• Material to process:
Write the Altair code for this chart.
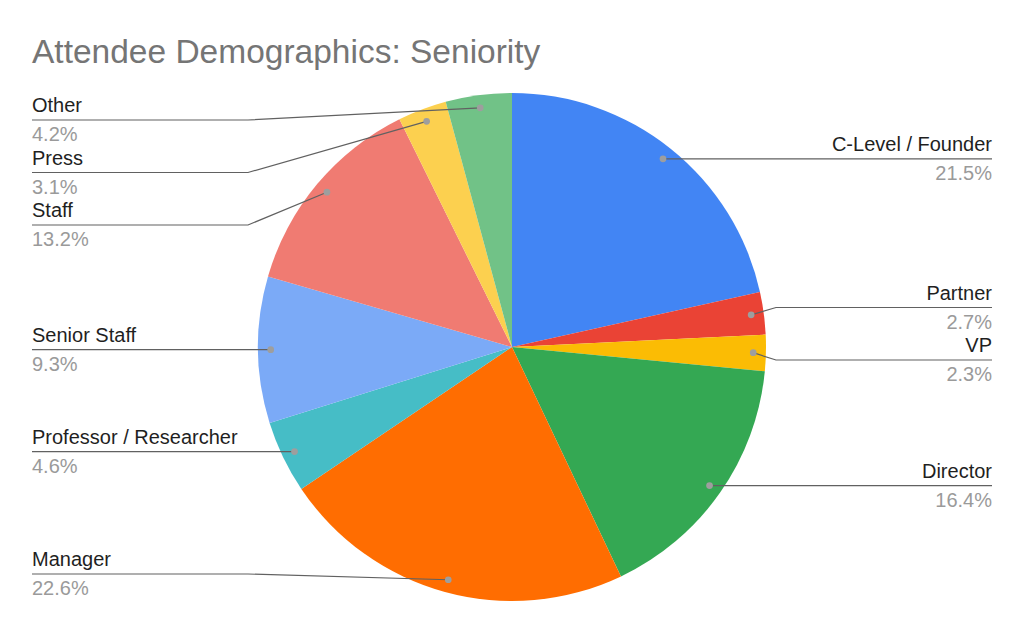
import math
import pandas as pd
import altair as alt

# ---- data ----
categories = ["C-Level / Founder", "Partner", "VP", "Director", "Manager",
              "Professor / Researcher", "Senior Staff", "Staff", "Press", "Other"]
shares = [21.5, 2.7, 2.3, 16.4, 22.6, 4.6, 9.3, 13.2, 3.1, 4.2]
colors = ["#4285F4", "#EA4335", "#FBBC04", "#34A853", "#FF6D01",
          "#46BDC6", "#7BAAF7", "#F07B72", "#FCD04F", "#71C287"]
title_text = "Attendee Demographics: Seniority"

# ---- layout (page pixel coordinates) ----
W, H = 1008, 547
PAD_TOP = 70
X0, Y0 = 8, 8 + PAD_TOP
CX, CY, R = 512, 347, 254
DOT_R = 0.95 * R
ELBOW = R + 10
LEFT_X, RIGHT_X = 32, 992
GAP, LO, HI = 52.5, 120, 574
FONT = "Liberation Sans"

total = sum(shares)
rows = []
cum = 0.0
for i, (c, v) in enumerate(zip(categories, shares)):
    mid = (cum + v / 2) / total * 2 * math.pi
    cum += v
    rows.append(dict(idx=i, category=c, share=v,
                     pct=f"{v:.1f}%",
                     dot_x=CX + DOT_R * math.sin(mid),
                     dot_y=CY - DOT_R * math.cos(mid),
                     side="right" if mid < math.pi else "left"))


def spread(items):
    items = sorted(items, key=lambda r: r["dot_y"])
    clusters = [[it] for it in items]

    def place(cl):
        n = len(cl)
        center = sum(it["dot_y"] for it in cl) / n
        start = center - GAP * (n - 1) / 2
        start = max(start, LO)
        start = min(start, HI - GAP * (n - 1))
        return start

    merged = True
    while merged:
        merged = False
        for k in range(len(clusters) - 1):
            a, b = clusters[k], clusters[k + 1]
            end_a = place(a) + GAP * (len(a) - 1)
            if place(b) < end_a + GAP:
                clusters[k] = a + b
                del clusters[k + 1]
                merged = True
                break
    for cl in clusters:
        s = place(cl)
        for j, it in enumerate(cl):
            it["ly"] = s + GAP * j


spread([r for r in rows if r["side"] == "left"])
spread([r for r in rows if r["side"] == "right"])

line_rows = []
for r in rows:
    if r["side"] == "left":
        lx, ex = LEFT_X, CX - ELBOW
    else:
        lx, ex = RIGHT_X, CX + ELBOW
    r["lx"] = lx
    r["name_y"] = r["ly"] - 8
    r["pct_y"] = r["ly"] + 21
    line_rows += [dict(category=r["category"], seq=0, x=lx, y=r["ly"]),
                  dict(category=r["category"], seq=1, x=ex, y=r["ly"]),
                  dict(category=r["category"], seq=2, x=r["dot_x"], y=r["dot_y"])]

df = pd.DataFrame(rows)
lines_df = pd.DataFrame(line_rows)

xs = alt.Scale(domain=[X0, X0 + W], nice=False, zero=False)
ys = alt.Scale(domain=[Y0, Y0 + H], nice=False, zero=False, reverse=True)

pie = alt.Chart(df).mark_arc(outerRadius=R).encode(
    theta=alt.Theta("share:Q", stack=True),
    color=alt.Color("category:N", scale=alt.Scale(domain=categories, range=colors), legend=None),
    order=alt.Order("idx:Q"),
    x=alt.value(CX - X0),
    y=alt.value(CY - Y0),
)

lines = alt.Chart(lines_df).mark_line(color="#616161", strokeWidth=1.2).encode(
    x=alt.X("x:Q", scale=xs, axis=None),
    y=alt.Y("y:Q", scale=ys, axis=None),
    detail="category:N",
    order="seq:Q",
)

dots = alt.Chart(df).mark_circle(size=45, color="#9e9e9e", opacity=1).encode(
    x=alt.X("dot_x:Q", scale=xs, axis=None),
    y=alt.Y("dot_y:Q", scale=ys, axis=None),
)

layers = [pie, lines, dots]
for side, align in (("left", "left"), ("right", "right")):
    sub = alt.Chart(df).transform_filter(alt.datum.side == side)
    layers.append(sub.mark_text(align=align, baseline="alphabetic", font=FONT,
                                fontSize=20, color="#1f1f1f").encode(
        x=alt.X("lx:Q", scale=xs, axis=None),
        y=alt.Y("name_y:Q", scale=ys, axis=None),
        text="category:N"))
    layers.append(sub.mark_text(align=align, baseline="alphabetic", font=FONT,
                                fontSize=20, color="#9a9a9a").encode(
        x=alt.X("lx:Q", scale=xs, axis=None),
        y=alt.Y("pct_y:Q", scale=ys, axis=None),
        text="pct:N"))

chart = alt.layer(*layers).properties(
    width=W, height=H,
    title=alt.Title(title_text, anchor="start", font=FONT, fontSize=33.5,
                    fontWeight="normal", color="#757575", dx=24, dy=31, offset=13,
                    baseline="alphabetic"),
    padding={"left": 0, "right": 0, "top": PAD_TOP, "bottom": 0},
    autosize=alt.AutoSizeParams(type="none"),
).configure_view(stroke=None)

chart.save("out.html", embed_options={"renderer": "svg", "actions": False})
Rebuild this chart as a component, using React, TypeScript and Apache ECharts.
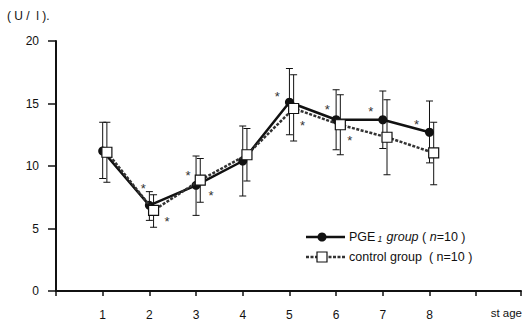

• What is expected: Give every line of the material that includes the string "this".

• Reply to the task:
Write the Altair code for this chart.
Rebuild this chart as a component, using React, TypeScript and Apache ECharts.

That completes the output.